Ia mengatakan model beleid tersebut sangat cocok dan relevan lantaran adanya kebutuhan untuk melakukan mengharmonisasi peraturan perundang-undangan di Indonesia. Alasannya, banyak aturan-aturan tua yang masih berlaku secara de jure, tapi dalam praktik tidak berlaku lagi.
"Bahkan ada juga yang sudah tidak berlaku lagi tapi banyak orang yang tidak menyadari bahwa dia tidak berlaku lagi," kata Jimly. "Karena itu kita perlu membantu membangn suatu sistem yang bisa menata ulang sistem perundang-undangan di Indonesia."

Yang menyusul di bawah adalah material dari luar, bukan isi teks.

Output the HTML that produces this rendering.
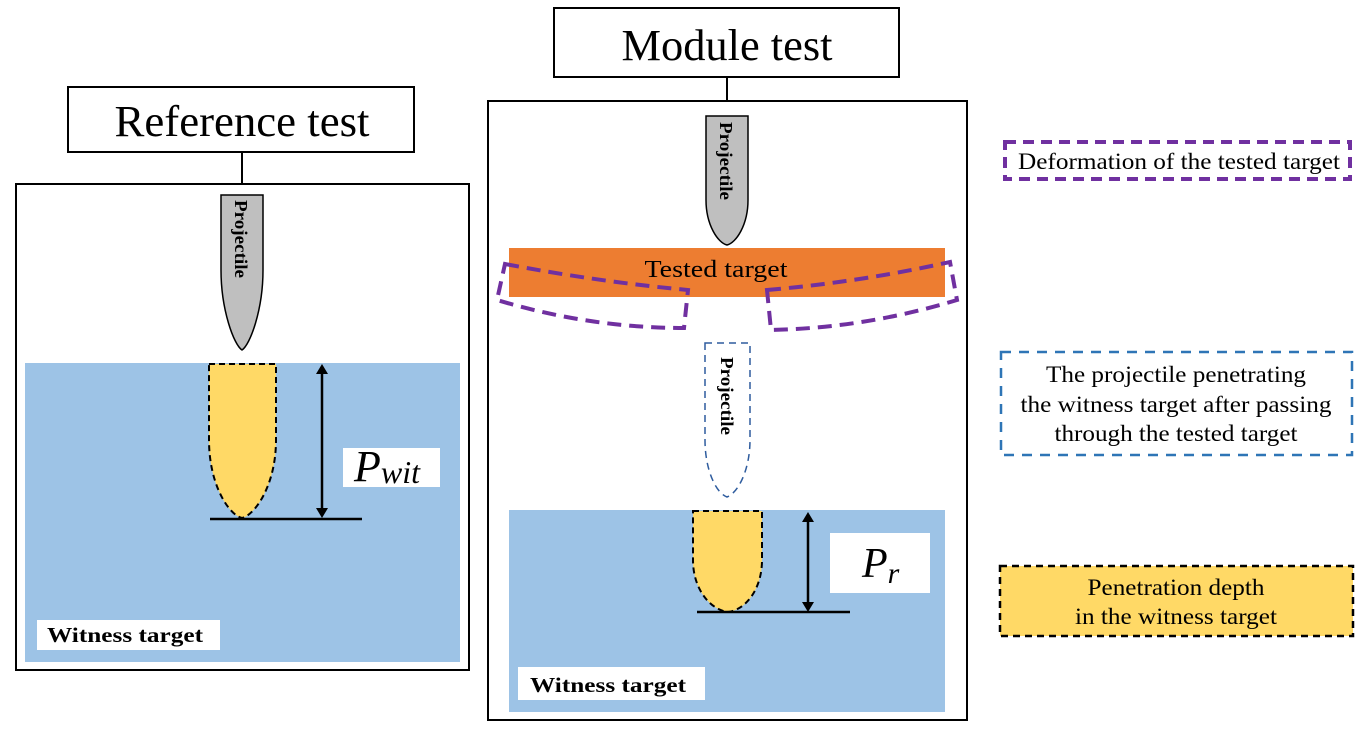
<!DOCTYPE html>
<html><head><meta charset="utf-8"><style>
html,body{margin:0;padding:0;background:#fff;}
svg{display:block;font-family:"Liberation Serif",serif;}
</style></head><body>
<svg width="1366" height="738" viewBox="0 0 1366 738" xmlns="http://www.w3.org/2000/svg">
<!-- Reference test -->
<rect x="68" y="87" width="346" height="65" fill="#fff" stroke="#000" stroke-width="2"/>
<text x="242" y="136" font-size="44" text-anchor="middle" textLength="255" lengthAdjust="spacingAndGlyphs">Reference test</text>
<line x1="242" y1="152" x2="242" y2="184" stroke="#000" stroke-width="2"/>
<rect x="16" y="184" width="453" height="486" fill="#fff" stroke="#000" stroke-width="2"/>
<rect x="25" y="363" width="435" height="299" fill="#9dc3e6"/>
<path d="M221,195 H263 V270 C263,310 250,345 242,350 C234,345 221,310 221,270 Z" fill="#bfbfbf" stroke="#000" stroke-width="1.5"/>
<text transform="translate(235,200) rotate(90)" font-size="18" font-weight="bold" textLength="78" lengthAdjust="spacingAndGlyphs">Projectile</text>
<path d="M209,364 H276 V440 C276,485 255,515 242,518 C229,515 209,485 209,440 Z" fill="#ffd966" stroke="#000" stroke-width="2" stroke-dasharray="6,4"/>
<line x1="210" y1="519" x2="362" y2="519" stroke="#000" stroke-width="2.5"/>
<line x1="322" y1="372" x2="322" y2="510" stroke="#000" stroke-width="2.5"/>
<path d="M316,374 L322,364 L328,374 Z M316,508 L322,518 L328,508 Z" fill="#000"/>
<rect x="343" y="448" width="97" height="39" fill="#fff"/>
<text x="354" y="481" font-size="44" font-style="italic">P<tspan font-size="32" dy="2">wit</tspan></text>
<rect x="37" y="620" width="183" height="30" fill="#fff"/>
<text x="47" y="642" font-size="21" font-weight="bold" textLength="156" lengthAdjust="spacingAndGlyphs">Witness target</text>

<!-- Module test -->
<rect x="554" y="8" width="345" height="69" fill="#fff" stroke="#000" stroke-width="2"/>
<text x="727" y="60" font-size="44" text-anchor="middle" textLength="211" lengthAdjust="spacingAndGlyphs">Module test</text>
<line x1="727" y1="77" x2="727" y2="101" stroke="#000" stroke-width="2"/>
<rect x="488" y="101" width="479" height="619" fill="#fff" stroke="#000" stroke-width="2"/>
<path d="M706,116 H748 V200 C748,225 736,243 727,245 C718,243 706,225 706,200 Z" fill="#bfbfbf" stroke="#000" stroke-width="1.5"/>
<text transform="translate(720,122) rotate(90)" font-size="18" font-weight="bold" textLength="78" lengthAdjust="spacingAndGlyphs">Projectile</text>
<rect x="509" y="248" width="436" height="49" fill="#ed7d31"/>
<text x="716" y="277" font-size="24" text-anchor="middle" textLength="143" lengthAdjust="spacingAndGlyphs">Tested target</text>
<path d="M505,264 Q600,282 688,290 L684,328 Q590,328 497,300 Z" fill="none" stroke="#7030a0" stroke-width="4" stroke-dasharray="14,8"/>
<path d="M767,290 Q860,282 950,262 L957,300 Q865,328 771,330 Z" fill="none" stroke="#7030a0" stroke-width="4" stroke-dasharray="14,8"/>
<path d="M705,343 H750 V440 C750,470 738,493 727,497 C716,493 705,470 705,440 Z" fill="#fff" stroke="#2e5c9e" stroke-width="1.5" stroke-dasharray="7,5"/>
<text transform="translate(721,357) rotate(90)" font-size="18" font-weight="bold" textLength="78" lengthAdjust="spacingAndGlyphs">Projectile</text>
<rect x="509" y="510" width="436" height="202" fill="#9dc3e6"/>
<path d="M693,511 H762 V560 C762,590 745,610 728,612 C711,610 693,590 693,560 Z" fill="#ffd966" stroke="#000" stroke-width="2" stroke-dasharray="6,4"/>
<line x1="697" y1="612" x2="850" y2="612" stroke="#000" stroke-width="2.5"/>
<line x1="808" y1="520" x2="808" y2="604" stroke="#000" stroke-width="2.5"/>
<path d="M802,522 L808,512 L814,522 Z M802,602 L808,612 L814,602 Z" fill="#000"/>
<rect x="830" y="533" width="100" height="60" fill="#fff"/>
<text x="862" y="577" font-size="42" font-style="italic">P<tspan font-size="30" dy="6">r</tspan></text>
<rect x="518" y="667" width="187" height="33" fill="#fff"/>
<text x="530" y="692" font-size="21" font-weight="bold" textLength="156" lengthAdjust="spacingAndGlyphs">Witness target</text>

<!-- Legend -->
<rect x="1005" y="142" width="345" height="37" fill="#fff" stroke="#7030a0" stroke-width="4" stroke-dasharray="11,7"/>
<text x="1018" y="169" font-size="23" textLength="322" lengthAdjust="spacingAndGlyphs">Deformation of the tested target</text>
<rect x="1001" y="352" width="351" height="103" fill="#fff" stroke="#2e75b6" stroke-width="2.5" stroke-dasharray="10,8"/>
<text x="1176" y="382" font-size="23" text-anchor="middle" textLength="260" lengthAdjust="spacingAndGlyphs">The projectile penetrating</text>
<text x="1176" y="412" font-size="23" text-anchor="middle" textLength="311" lengthAdjust="spacingAndGlyphs">the witness target after passing</text>
<text x="1176" y="441" font-size="23" text-anchor="middle" textLength="243" lengthAdjust="spacingAndGlyphs">through the tested target</text>
<rect x="1000" y="566" width="353" height="70" fill="#ffd966" stroke="#000" stroke-width="2.5" stroke-dasharray="7,5"/>
<text x="1176" y="595" font-size="23" text-anchor="middle" textLength="177" lengthAdjust="spacingAndGlyphs">Penetration depth</text>
<text x="1176" y="624" font-size="23" text-anchor="middle" textLength="202" lengthAdjust="spacingAndGlyphs">in the witness target</text>
</svg>
</body></html>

Dengan demikian, Jimly menilai apa yang dipidatokan Jokowi itu sangat tepat waktunya dan sesuai dengan kebutuhan. Oleh sebab itu, ia meminta jajaran birokrasi, khususnya Bappenas untuk mempersiapkan diri. "Karena Ini tercermin baik di pidato Presiden tanggal 16 Agustus yang lalu, di depan DPR, DPD, dan MPR. Maupun kemarin dan diulangnya lagi dengan lebih detil, lebih jelas," tutur Jimly.
Selain Omnibus Law, Jimly sepakat bahwa dalam lima tahun ke depan pemerintah harus melakukan reformasi institusional. "Birokrasinya jangan kegemukan seperti sekarang dan itu perlu sekali keputusan-keputusan yang mungkin tidak populer dan berpengaruh kepada ASN, jadi para PNS di seluruh Indonesia harus siap," tuturnya.
Namun, ia menilai rencana Presiden Jokowi memangkas lapisan eselon di pemerintahan terlalu ekstrim. Sebab, jumlah lapisan eselon yang awalnya empat itu hendak dirampingkan menjadi hanya dua. "Soal eselon dia (Jokowi) mau dari empat eselon menjadi dua saja, saya bilang terlalu ekstrim," ujar Jimly.
Ia menyarankan pemangkasan itu tidak dilakukan terlalu ekstrim, dengan misalnya menjadi tiga lapis eselon saja. Sebab, ia melihat akan ada kegegeran apabila keinginan Jokowi itu diterapkan secara nasional.
"Jadi tiga saja, tapi tiga bukan hanya jumlah. Mekanisme pengambilan keputusan itu harus di eselon II, bukan eselon I. Eselon I fungsinya hanya staf pendukung pimpinan," tutur Jimly. Ke depannya, Jimly mengatakan arahan harus datang dari level direktur, bukan direktur jenderal. Sehingga, semua keputusan harus selesai paling tinggi pada tingkat direktur.